-- begin DATA RECORDS --
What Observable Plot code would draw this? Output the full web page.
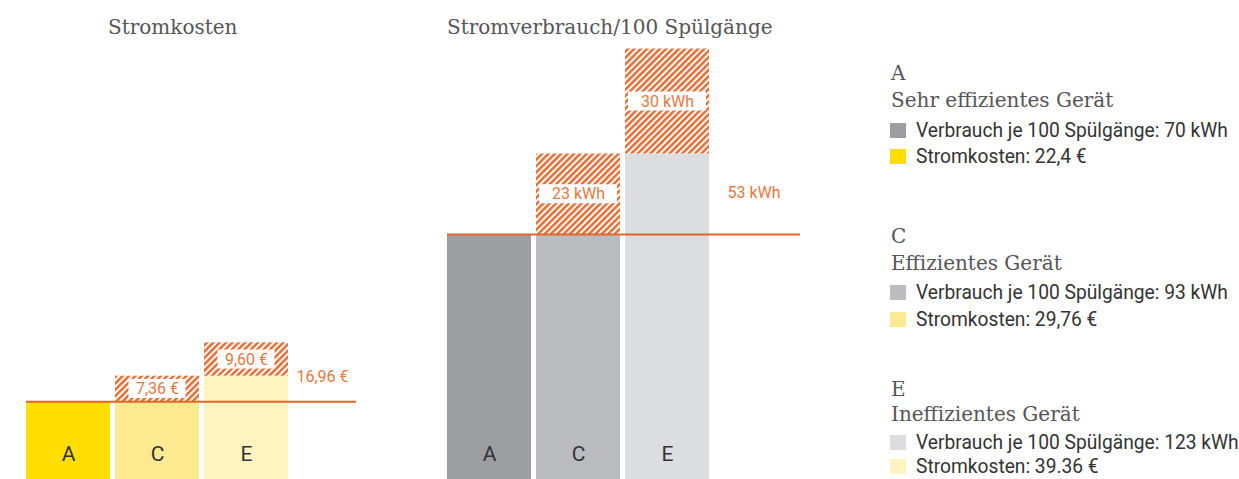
<!DOCTYPE html>
<html>
<head>
<meta charset="utf-8">
<script src="https://cdn.jsdelivr.net/npm/d3@7"></script>
<script src="https://cdn.jsdelivr.net/npm/@observablehq/plot@0.6"></script>
<style>
  body { margin: 0; background: #fff; }
  #wrap { position: relative; width: 1239px; height: 479px; overflow: hidden; font-family: Roboto, "Liberation Sans", sans-serif; }
  .title { position: absolute; font-family: "DejaVu Serif", serif; font-size: 20px; line-height: 20px; color: #555; white-space: nowrap; }
  .lg { position: absolute; left: 891px; white-space: nowrap; }
  .lg-serif { font-family: "DejaVu Serif", serif; font-size: 20px; line-height: 20px; color: #555; }
  .lg-row { font-family: Roboto, "Liberation Sans", sans-serif; font-size: 20px; line-height: 20px; color: #333; left: 916px; transform: scaleX(0.96); transform-origin: 0 0; }
  .sw { position: absolute; left: 890px; width: 16px; height: 15px; }
  .panel { position: absolute; top: 45px; }
</style>
</head>
<body>
<div id="wrap"></div>
<script>
// ---- data ----
const classes = ["A", "C", "E"];
const classNames = ["Sehr effizientes Gerät", "Effizientes Gerät", "Ineffizientes Gerät"];
const kwhValues = [70, 93, 123];
const euroValues = [22.4, 29.76, 39.36];
const kwhLabels = ["70 kWh", "93 kWh", "123 kWh"];
const euroLabels = ["22,4 €", "29,76 €", "39.36 €"];
const greyColors = ["#9d9ea1", "#bbbcc0", "#dcdde0"];
const yellowColors = ["#ffde00", "#fde98f", "#fff3bf"];
const titles = ["Stromkosten", "Stromverbrauch/100 Spülgänge"];

const orangeLine = "#e2662c";
const orangeText = "#e8773d";
const orangeHatch = "#e86d33";

const de = d3.formatLocale({decimal: ",", thousands: ".", grouping: [3], currency: ["", " €"]});
const fmtEuro = v => de.format(".2f")(v) + " €";
const fmtKwh = v => d3.format("d")(Math.round(v)) + " kWh";

const wrap = document.getElementById("wrap");

function addHatch(svg, id) {
  const defs = d3.select(svg).insert("defs", ":first-child");
  const p = defs.append("pattern")
    .attr("id", id)
    .attr("patternUnits", "userSpaceOnUse")
    .attr("width", 4.5).attr("height", 4.5)
    .attr("patternTransform", "rotate(45)");
  p.append("rect").attr("width", 4.5).attr("height", 4.5).attr("fill", "#fff");
  p.append("rect").attr("width", 2.5).attr("height", 4.5).attr("fill", orangeHatch);
}

function panel(opts) {
  const {values, colors, fmt, yMax, left, width, marginLeft, marginRight, paddingOuter,
         boxInsetX, boxHeight, totalDx, totalDy, hatchId} = opts;
  const bars = classes.map((c, i) => ({cls: c, top: i === 0 ? values[0] : values[i - 1], color: colors[i]}));
  const steps = classes.slice(1).map((c, i) => ({
    cls: c, lo: values[i], hi: values[i + 1],
    mid: (values[i] + values[i + 1]) / 2,
    label: fmt(values[i + 1] - values[i])
  }));
  const base = values[0];
  const peak = values[values.length - 1];
  const total = [{v: base, label: fmt(peak - base)}];

  const svg = Plot.plot({
    width, height: 434,
    marginTop: 0, marginBottom: 0, marginLeft, marginRight,
    x: {type: "band", domain: classes, paddingInner: 5 / 89, paddingOuter, align: 0, axis: null},
    y: {domain: [0, yMax], axis: null},
    color: {type: "identity"},
    style: {fontFamily: "Roboto, 'Liberation Sans', sans-serif", background: "transparent", overflow: "visible"},
    marks: [
      Plot.barY(bars, {x: "cls", y: "top", fill: "color"}),
      Plot.barY(steps, {x: "cls", y1: "lo", y2: "hi", fill: `url(#${hatchId})`}),
      Plot.barY(steps, {x: "cls", y1: "mid", y2: "mid", fill: "#fff",
        insetLeft: boxInsetX, insetRight: boxInsetX, insetTop: -boxHeight / 2, insetBottom: -boxHeight / 2}),
      Plot.text(steps, {x: "cls", y: "mid", text: "label", fill: orangeText, fontSize: 16}),
      Plot.text(classes, {x: d => d, frameAnchor: "bottom", dy: -19, text: d => d, fill: "#333", fontSize: 21}),
      Plot.ruleY([base], {stroke: orangeLine, strokeWidth: 2.2}),
      Plot.ruleY([{v: peak, cls: classes[classes.length - 1]}], {y: "v", x1: "cls", stroke: orangeLine, strokeWidth: 1.1}),
      Plot.text(total, {y: "v", text: "label", frameAnchor: "right", textAnchor: "end", dx: totalDx, dy: totalDy, fill: orangeText, fontSize: 16})
    ]
  });
  addHatch(svg, hatchId);
  svg.classList.add("panel");
  svg.style.left = left + "px";
  wrap.appendChild(svg);
}

panel({values: euroValues, colors: yellowColors, fmt: fmtEuro, yMax: 125,
  left: 0, width: 370, marginLeft: 26, marginRight: 14, paddingOuter: 0.382,
  boxInsetX: 13.5, boxHeight: 19, totalDx: -8, totalDy: -25, hatchId: "hatchL"});

panel({values: kwhValues, colors: greyColors, fmt: fmtKwh, yMax: 124,
  left: 420, width: 400, marginLeft: 27, marginRight: 20, paddingOuter: 0.511,
  boxInsetX: 3, boxHeight: 19, totalDx: -20, totalDy: -42, hatchId: "hatchM"});

// titles
[[titles[0], 108], [titles[1], 447]].forEach(([t, x]) => {
  const d = document.createElement("div");
  d.className = "title";
  d.textContent = t;
  d.style.left = x + "px";
  d.style.top = "17px";
  wrap.appendChild(d);
});

// legend (line tops per group: class, name, consumption row, cost row)
const legendTops = [[63, 90, 120, 146], [226, 253, 282, 309], [379, 404, 432, 456]];
classes.forEach((c, i) => {
  const [t0, t1, t2, t3] = legendTops[i];
  const add = (cls, text, top) => {
    const d = document.createElement("div");
    d.className = "lg " + cls;
    d.textContent = text;
    d.style.top = top + "px";
    wrap.appendChild(d);
  };
  const sw = (color, top) => {
    const s = document.createElement("div");
    s.className = "sw";
    s.style.background = color;
    s.style.top = top + "px";
    wrap.appendChild(s);
  };
  add("lg-serif", c, t0);
  add("lg-serif", classNames[i], t1);
  add("lg-row", "Verbrauch je 100 Spülgänge: " + kwhLabels[i], t2);
  add("lg-row", "Stromkosten: " + euroLabels[i], t3);
  sw(greyColors[i], t2 + 3);
  sw(yellowColors[i], t3 + 3);
});
</script>
</body>
</html>
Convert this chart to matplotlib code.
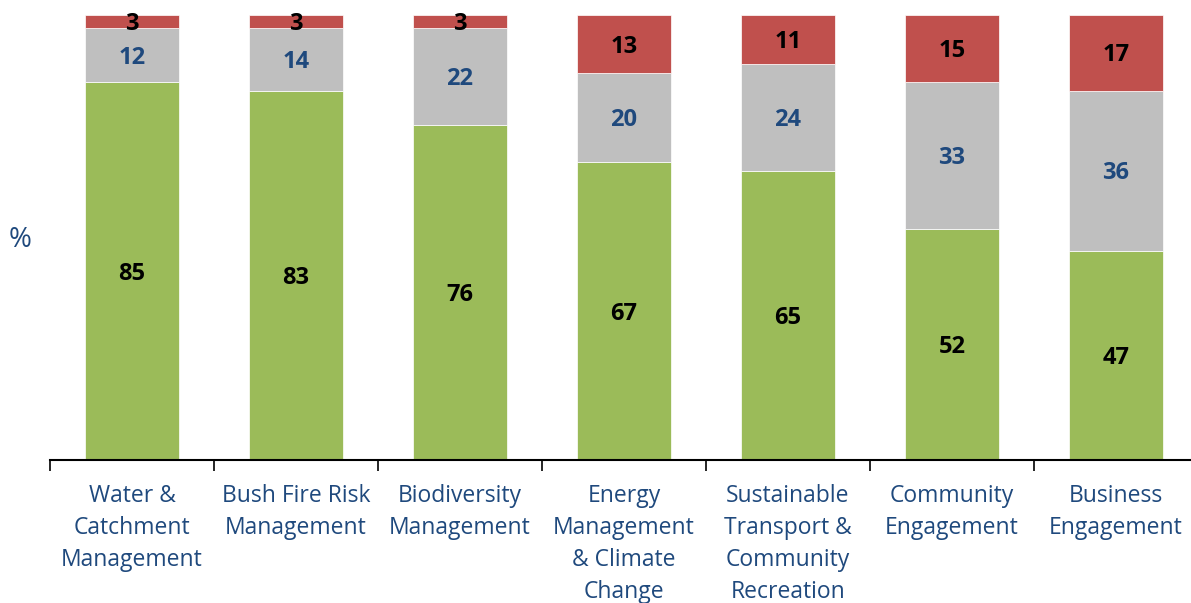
import numpy as np
import matplotlib.pyplot as plt

categories = ["Water &\nCatchment\nManagement", "Bush Fire Risk\nManagement",
              "Biodiversity\nManagement", "Energy\nManagement\n& Climate\nChange",
              "Sustainable\nTransport &\nCommunity\nRecreation", "Community\nEngagement",
              "Business\nEngagement"]
green_vals = [85, 83, 76, 67, 65, 52, 47]
grey_vals = [12, 14, 22, 20, 24, 33, 36]
red_vals = [3, 3, 3, 13, 11, 15, 17]

plt.rcParams['font.family'] = ['Open Sans', 'DejaVu Sans']
blue = '#1F497D'

fig = plt.figure(figsize=(11.91, 6.03), dpi=100)
ax = fig.add_axes([50 / 1191, 143 / 603, 1148 / 1191, 445 / 603])

x = np.arange(len(categories))
series = [(green_vals, '#9BBB59', 'black'), (grey_vals, '#BFBFBF', blue), (red_vals, '#C0504D', 'black')]
totals = np.sum([green_vals, grey_vals, red_vals], axis=0)
bottom = np.zeros(len(categories))
for vals, col, tcol in series:
    pct = np.array(vals) / totals * 100
    ax.bar(x, pct, 0.57, bottom=bottom, color=col, edgecolor='white', linewidth=0.5)
    for xi, b, h, v in zip(x, bottom, pct, vals):
        ax.text(xi, b + h / 2 - 0.6, str(v), ha='center', va='center', fontsize=17,
                fontweight='bold', color=tcol)
    bottom += pct

ax.set_xlim(-0.5, len(categories) - 0.5)
ax.set_ylim(0, 100)
ax.set_yticks([])
for s in ['top', 'right', 'left']:
    ax.spines[s].set_visible(False)
ax.spines['bottom'].set_linewidth(1.5)

ax.set_xticks(np.arange(len(categories) + 1) - 0.5)
ax.set_xticklabels([])
ax.tick_params(axis='x', length=8, width=1.2, direction='out')
for xi, lab in zip(x, categories):
    ax.text(xi, -5.3, lab, ha='center', va='top', fontsize=16.5, color=blue,
            linespacing=1.46)

fig.text(20 / 1191, 1 - 240 / 603, '%', ha='center', va='center', fontsize=20, color=blue)

fig.savefig('out.png', dpi=100)
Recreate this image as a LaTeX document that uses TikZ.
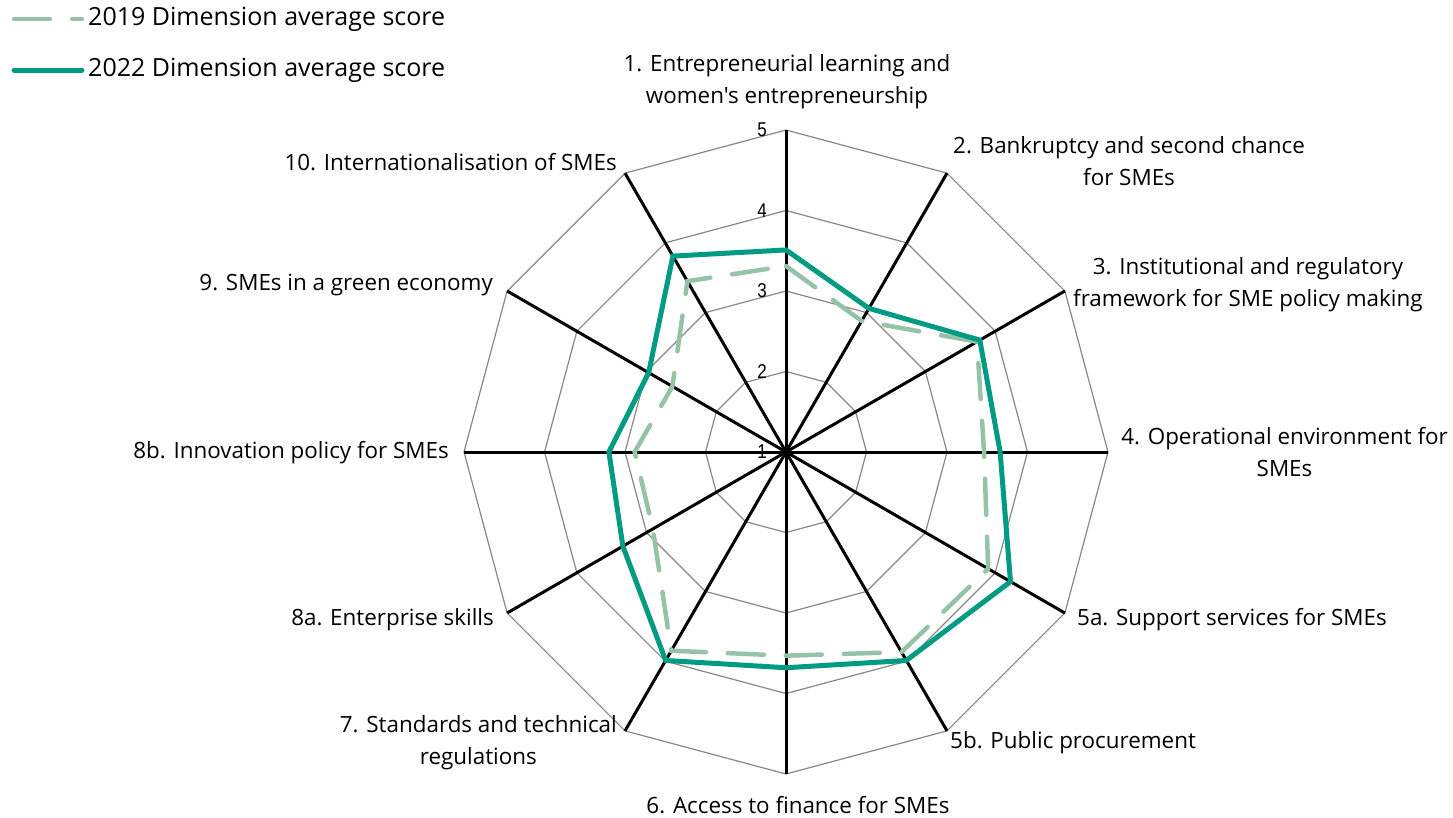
\documentclass[tikz,border=0pt]{standalone}
\usepackage{fontspec}
\setmainfont{Open Sans}[Ligatures=TeXOff]
\newfontfamily\numfont{Liberation Sans}
\usetikzlibrary{calc}
\definecolor{solidc}{RGB}{0,155,130}
\definecolor{dashc}{RGB}{150,195,168}
\definecolor{ringc}{RGB}{135,135,135}
\begin{document}
\begin{tikzpicture}[x=1pt,y=1pt,
  lbl/.style={inner sep=0pt, align=center, font=\fontsize{22.4}{32}\selectfont},
  leglbl/.style={inner sep=0pt, anchor=west, font=\fontsize{25}{30}\selectfont},
  numlbl/.style={inner sep=0pt, anchor=east, font=\numfont\fontsize{20}{22}\selectfont},
  ring/.style={draw=ringc, line width=1.2pt},
  axisline/.style={draw=black, line width=3pt},
  s22/.style={draw=solidc, line width=5pt, line join=miter},
  s19/.style={draw=dashc, line width=4.5pt, line cap=round, dash pattern=on 36pt off 22pt}]
\useasboundingbox (0,0) rectangle (1453,-817);
\coordinate (C) at (786,-452);
% rings
\foreach \k in {1,...,4} {
  \draw[ring] ($(C)+(90:{\k*80.5})$) \foreach \i in {1,...,11} { -- ($(C)+({90-30*\i}:{\k*80.5})$) } -- cycle;
}
% axes
\foreach \i in {0,...,11} {
  \coordinate (A\i) at ($(C)+({90-30*\i}:322)$);
  \draw[axisline] (C) -- (A\i);
}
% scale numbers
\foreach \k in {1,...,5} {
  \node[numlbl] (n\k) at (767,{-452+(\k-1)*80.5}) {\scalebox{0.85}[1]{\k}};
}
% data 2019
\foreach \v [count=\i from 0] in {3.31,2.88,3.74,3.46,3.90,3.87,3.53,3.85,2.91,2.88,2.63,3.45} {
  \coordinate (Q\i) at ($(C)+({90-30*\i}:{(\v-1)*80.5})$);
}
% data 2022
\foreach \v [count=\i from 0] in {3.51,3.06,3.78,3.66,4.22,3.99,3.68,3.99,3.34,3.20,2.97,3.81} {
  \coordinate (P\i) at ($(C)+({90-30*\i}:{(\v-1)*80.5})$);
}
\draw[s19] (Q0) -- (Q1) -- (Q2) -- (Q3) -- (Q4) -- (Q5) -- (Q6) -- (Q7) -- (Q8) -- (Q9) -- (Q10) -- (Q11) -- cycle;
\draw[s22] (P0) -- (P1) -- (P2) -- (P3) -- (P4) -- (P5) -- (P6) -- (P7) -- (P8) -- (P9) -- (P10) -- (P11) -- cycle;
% category labels
\node[lbl] (L1) at (787,-82) {1. Entrepreneurial learning and\\women's entrepreneurship};
\node[lbl, anchor=west] (L2) at (953,-161) {2. Bankruptcy and second chance\\for SMEs};
\node[lbl, anchor=west] (L3) at (1073,-285) {3. Institutional and regulatory\\framework for SME policy making};
\node[lbl, anchor=east] (L4) at (1448,-452) {4. Operational environment for\\SMEs};
\node[lbl, anchor=west] (L5a) at (1077,-620) {5a. Support services for SMEs};
\node[lbl, anchor=west] (L5b) at (950,-743) {5b. Public procurement};
\node[lbl] (L6) at (798,-805) {6. Access to finance for SMEs};
\node[lbl, anchor=east] (L7) at (617,-743) {7. Standards and technical\\regulations};
\node[lbl, anchor=east] (L8a) at (494,-620) {8a. Enterprise skills};
\node[lbl, anchor=east] (L8b) at (449,-453) {8b. Innovation policy for SMEs};
\node[lbl, anchor=east] (L9) at (493,-285) {9. SMEs in a green economy};
\node[lbl, anchor=east] (L10) at (617,-162) {10. Internationalisation of SMEs};
% legend
\coordinate (la1) at (14,-19);
\coordinate (lb1) at (82,-19);
\coordinate (la2) at (14,-70);
\coordinate (lb2) at (82,-70);
\draw[s19] (la1) -- (lb1);
\draw[s22, line cap=round] (la2) -- (lb2);
\node[leglbl] (T1) at (88,-19) {2019 Dimension average score};
\node[leglbl] (T2) at (88,-70) {2022 Dimension average score};
\end{tikzpicture}
\end{document}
-- end DATA RECORDS --
AIM: Keep to the lines above from the line with "Convert this chart to matplotlib code." to the line with "import matplotlib.pyplot as plt", and set down exactly those, inclusive, with nothing else and every picture left out.

RIGHT ANSWER:
Convert this chart to matplotlib code.
import numpy as np
import matplotlib.pyplot as plt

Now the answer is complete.